Gold prices buckled on Friday in Europe, dipping to their lowest in three months as the market succumbed to dollar strength against the euro, dealers said. "This lurch down is a bit of a surprise as physical business is very good," a dealer said. "But the investment funds have been quite long and with the dollar quote rampant here they have been getting out," he added. Spot gold slid to $417.10/417.80 per troy ounce by 1459 GMT after touching a low of $416.40 last seen on February 11. That compared with $420.30/421.00 quoted late on Thursday in New York. The dollar rallied to fresh highs for the year against the euro as the single currency's technical support levels gave way to bullish sentiment on the dollar.
In the year to date, the euro has now fallen over seven percent against the dollar, making dollar-priced gold more expensive for non-US investors.
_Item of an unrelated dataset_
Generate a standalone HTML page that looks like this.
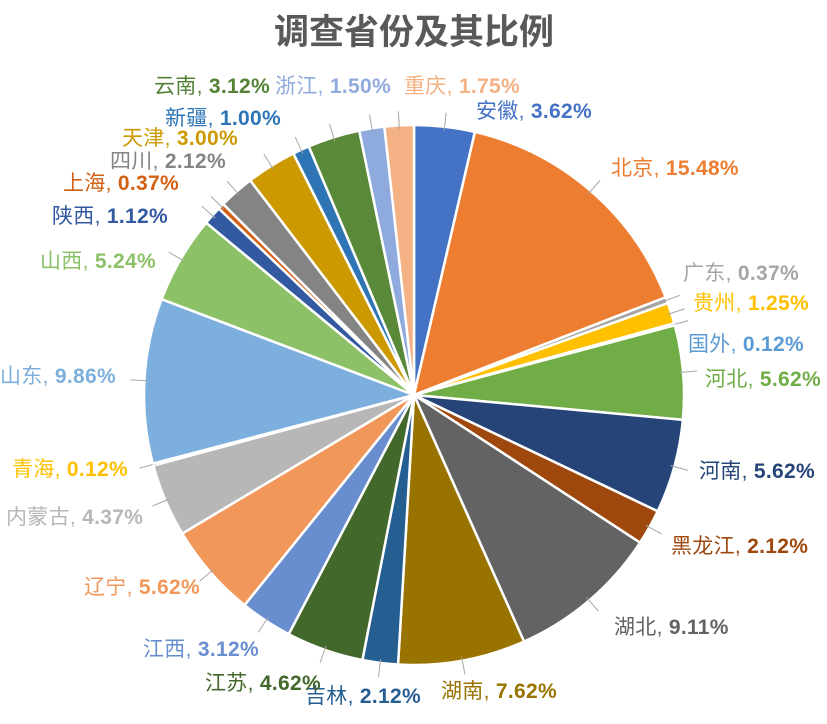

SGCIB economist Stephen Briggs said a move by gold towards this year's lows ($410.40) could be looming but further dollar strength would be needed to see that.
"The $410, $411 area is going to be the target but there are indications that physical demand is quite good at these levels," he said.
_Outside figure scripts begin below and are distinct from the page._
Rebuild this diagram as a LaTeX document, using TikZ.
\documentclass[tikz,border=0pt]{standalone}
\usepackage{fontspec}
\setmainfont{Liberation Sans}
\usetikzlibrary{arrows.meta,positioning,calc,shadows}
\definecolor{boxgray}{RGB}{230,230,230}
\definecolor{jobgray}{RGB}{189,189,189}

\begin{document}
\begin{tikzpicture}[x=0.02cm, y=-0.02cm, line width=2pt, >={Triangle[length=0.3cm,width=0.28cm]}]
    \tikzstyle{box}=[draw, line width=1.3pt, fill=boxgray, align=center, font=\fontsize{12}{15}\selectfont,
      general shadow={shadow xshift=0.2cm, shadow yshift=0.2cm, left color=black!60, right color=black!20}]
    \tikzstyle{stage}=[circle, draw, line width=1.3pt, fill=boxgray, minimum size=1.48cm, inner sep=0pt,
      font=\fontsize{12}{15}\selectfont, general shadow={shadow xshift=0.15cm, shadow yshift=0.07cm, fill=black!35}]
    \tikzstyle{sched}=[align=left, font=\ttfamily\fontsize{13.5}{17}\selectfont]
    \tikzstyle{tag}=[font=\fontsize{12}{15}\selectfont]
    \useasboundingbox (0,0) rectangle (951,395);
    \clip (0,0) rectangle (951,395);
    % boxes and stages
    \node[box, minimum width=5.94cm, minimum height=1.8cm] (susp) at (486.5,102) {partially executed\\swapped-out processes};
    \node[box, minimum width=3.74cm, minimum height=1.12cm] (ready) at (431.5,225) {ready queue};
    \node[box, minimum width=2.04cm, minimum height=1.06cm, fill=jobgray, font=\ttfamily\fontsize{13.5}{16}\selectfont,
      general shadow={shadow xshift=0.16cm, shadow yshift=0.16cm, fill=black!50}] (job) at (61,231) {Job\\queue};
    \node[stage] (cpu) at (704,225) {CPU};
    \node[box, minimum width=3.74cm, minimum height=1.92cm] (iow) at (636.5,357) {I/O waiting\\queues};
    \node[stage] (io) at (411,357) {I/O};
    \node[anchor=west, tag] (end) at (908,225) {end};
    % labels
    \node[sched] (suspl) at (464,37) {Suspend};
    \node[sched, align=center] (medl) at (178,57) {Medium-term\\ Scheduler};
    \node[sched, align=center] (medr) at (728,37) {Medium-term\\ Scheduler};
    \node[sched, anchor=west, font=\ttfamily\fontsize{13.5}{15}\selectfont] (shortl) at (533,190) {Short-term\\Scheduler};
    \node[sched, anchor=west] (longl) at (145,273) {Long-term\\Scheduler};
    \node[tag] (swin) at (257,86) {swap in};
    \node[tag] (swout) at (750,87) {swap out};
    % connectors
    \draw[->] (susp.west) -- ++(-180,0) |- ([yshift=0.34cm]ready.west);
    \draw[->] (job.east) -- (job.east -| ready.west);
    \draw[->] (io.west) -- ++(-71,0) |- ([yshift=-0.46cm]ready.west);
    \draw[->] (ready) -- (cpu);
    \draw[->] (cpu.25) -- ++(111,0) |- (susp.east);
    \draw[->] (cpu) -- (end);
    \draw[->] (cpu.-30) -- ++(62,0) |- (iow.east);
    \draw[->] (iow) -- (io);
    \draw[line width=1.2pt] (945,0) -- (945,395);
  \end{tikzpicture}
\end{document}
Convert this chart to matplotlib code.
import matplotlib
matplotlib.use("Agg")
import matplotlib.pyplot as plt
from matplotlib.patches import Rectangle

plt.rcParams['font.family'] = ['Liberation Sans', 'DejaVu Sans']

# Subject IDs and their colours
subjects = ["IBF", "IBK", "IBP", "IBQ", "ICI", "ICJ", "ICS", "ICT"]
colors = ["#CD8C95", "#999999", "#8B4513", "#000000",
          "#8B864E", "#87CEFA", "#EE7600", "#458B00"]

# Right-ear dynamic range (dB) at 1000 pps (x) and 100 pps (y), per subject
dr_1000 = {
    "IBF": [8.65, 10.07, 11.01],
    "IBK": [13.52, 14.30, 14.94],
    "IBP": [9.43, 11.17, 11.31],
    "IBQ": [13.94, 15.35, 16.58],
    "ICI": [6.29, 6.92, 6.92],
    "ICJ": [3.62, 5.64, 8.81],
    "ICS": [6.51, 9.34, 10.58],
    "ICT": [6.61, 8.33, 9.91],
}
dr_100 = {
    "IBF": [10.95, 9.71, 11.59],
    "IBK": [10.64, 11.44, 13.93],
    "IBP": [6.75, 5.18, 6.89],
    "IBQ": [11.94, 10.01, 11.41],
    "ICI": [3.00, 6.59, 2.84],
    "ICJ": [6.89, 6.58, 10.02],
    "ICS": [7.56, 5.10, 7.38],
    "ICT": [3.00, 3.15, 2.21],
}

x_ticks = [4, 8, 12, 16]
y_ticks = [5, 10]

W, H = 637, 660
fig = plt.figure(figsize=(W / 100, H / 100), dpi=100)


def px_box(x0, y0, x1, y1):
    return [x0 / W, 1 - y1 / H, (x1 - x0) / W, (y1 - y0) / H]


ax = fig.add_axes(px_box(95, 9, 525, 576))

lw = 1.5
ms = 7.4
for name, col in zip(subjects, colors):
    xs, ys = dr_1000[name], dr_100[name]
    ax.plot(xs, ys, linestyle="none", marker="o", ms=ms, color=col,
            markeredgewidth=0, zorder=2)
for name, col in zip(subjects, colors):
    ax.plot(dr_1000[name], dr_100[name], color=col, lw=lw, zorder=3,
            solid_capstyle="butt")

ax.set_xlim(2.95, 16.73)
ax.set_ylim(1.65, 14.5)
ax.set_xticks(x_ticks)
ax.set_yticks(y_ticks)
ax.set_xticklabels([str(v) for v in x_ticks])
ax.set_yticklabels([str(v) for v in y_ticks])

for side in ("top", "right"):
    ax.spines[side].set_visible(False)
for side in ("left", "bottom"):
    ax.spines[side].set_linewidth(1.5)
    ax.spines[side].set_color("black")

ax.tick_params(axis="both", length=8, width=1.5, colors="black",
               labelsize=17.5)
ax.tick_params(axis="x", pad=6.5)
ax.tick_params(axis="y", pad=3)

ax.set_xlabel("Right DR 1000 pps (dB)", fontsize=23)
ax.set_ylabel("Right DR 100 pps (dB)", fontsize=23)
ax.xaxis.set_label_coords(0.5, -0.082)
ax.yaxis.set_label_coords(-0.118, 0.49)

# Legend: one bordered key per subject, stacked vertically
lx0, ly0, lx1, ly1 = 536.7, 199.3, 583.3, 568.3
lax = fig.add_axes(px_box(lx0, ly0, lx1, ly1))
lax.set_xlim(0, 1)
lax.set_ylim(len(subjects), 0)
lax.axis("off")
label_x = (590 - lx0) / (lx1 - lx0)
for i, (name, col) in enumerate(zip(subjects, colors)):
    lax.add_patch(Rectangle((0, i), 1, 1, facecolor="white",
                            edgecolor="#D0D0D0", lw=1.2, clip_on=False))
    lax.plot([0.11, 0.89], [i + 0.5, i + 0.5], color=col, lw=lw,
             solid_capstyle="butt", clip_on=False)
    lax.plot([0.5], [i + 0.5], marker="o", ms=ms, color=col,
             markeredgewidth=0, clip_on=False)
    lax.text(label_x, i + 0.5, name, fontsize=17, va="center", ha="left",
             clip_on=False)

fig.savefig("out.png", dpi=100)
The dealer said physical demand at the lower levels should help the market to claw up once a floor had been found.
"I'm still pretty bullish - I think that eventually this is quite a healthy market," he added.
Paul Merrick, vice-president of commodities at RBC Capital Markets said he still had a positive outlook for gold, which hit a 16-1/2-year peak last December at $456.75.
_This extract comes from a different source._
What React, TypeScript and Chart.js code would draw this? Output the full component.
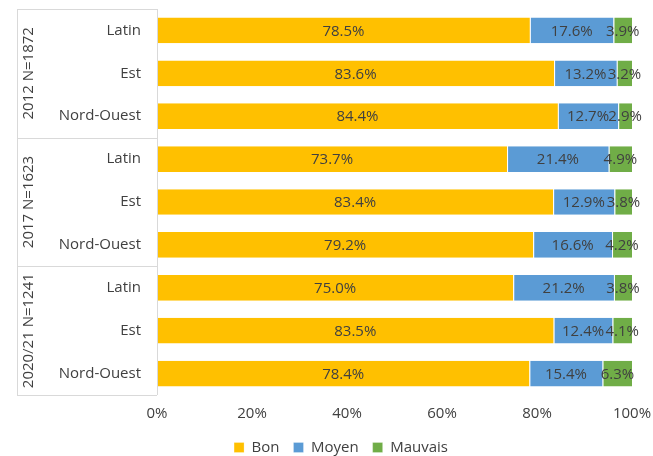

In other metals, silver dropped back with gold to $6.94/6.97 from $7.09/7.12 late in New York on Thursday.
Silver had seen a fairly significant run higher, hitting $7.21 earlier this week with funds keen on playing the gold silver ratio.
Lending activity had also supported the market, dealers said.
Platinum eased to $860.00/865.00, while palladium stood at $186.00/190.00 from $187.00/190.00.